_Given problem_:
Skip all pictures, then copy the lines from the start of the data through the line with "import pandas as pd", keeping both ends.

───

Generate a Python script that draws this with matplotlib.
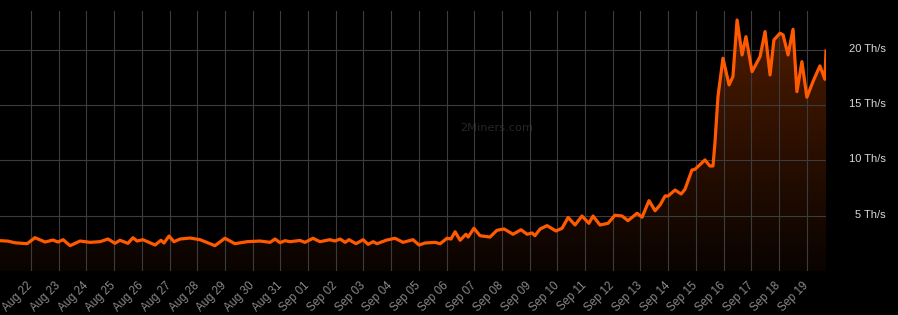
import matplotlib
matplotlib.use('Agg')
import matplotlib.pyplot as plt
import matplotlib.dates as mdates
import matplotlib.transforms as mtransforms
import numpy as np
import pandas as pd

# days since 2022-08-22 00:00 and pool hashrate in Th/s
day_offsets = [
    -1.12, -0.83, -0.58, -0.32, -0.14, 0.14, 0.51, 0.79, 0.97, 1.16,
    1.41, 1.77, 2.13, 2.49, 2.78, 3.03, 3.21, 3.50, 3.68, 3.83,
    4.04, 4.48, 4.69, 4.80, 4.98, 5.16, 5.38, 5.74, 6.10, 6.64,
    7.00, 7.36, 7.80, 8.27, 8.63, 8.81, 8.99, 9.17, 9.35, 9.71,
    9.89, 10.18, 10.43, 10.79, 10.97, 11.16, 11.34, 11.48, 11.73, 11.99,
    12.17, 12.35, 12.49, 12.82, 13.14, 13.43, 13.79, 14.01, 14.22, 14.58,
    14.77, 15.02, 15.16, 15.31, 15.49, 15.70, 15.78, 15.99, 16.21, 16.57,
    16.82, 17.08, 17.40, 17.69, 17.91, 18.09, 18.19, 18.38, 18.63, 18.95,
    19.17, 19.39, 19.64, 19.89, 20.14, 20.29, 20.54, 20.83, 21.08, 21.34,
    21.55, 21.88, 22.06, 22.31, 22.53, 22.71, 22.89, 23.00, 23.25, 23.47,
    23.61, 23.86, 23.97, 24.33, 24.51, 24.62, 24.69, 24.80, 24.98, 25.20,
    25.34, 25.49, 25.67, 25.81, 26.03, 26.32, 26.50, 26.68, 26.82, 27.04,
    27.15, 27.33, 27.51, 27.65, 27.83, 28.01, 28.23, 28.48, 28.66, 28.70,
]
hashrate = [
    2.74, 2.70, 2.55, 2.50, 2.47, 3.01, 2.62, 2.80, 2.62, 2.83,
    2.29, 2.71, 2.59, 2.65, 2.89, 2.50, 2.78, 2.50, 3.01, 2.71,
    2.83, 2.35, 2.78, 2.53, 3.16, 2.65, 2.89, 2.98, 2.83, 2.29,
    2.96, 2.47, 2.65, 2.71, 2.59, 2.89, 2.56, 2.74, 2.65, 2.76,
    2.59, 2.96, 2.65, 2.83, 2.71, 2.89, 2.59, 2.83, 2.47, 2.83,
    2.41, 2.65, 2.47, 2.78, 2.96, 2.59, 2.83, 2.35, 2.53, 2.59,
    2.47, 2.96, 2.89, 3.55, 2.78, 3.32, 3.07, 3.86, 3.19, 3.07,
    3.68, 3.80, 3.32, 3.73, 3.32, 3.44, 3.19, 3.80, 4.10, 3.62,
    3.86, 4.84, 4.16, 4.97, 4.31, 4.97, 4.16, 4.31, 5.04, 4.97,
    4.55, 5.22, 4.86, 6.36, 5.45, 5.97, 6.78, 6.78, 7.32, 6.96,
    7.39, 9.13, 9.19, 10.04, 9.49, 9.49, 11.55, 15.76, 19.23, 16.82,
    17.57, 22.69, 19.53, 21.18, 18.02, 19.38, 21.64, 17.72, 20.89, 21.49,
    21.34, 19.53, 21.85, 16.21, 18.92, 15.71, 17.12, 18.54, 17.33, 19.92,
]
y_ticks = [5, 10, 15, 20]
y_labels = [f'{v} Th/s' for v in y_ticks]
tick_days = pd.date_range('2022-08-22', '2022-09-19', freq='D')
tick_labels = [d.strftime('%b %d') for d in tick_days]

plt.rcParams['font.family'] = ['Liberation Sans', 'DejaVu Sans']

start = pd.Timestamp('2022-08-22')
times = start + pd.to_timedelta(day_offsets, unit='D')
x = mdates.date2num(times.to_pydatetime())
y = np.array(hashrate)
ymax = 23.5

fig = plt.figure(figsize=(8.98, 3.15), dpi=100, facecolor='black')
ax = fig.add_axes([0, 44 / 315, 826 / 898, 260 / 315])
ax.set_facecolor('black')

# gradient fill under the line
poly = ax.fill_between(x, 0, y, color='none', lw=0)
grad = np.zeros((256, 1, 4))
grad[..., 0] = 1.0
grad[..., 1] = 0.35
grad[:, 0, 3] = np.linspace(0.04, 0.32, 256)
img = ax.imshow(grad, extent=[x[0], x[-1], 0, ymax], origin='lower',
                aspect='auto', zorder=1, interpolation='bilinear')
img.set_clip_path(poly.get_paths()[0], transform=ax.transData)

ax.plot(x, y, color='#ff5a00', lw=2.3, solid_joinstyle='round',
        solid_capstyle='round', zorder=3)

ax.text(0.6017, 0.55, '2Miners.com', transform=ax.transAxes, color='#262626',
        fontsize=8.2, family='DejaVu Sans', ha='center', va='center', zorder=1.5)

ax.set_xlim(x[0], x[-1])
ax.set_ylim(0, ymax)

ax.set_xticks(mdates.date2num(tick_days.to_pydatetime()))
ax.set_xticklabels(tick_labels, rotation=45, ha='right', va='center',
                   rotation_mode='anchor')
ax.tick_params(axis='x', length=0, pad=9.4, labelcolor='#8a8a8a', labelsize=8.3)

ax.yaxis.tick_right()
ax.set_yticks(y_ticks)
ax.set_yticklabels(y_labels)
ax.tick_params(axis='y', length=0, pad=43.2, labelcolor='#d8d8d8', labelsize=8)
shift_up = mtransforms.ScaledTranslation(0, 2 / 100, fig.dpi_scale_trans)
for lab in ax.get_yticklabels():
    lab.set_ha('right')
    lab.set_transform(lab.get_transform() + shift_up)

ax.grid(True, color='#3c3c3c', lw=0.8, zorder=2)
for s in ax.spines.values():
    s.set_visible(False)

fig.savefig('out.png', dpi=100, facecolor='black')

───

_Response below_:
Generate a Python script that draws this with matplotlib.
import matplotlib
matplotlib.use('Agg')
import matplotlib.pyplot as plt
import matplotlib.dates as mdates
import matplotlib.transforms as mtransforms
import numpy as np
import pandas as pd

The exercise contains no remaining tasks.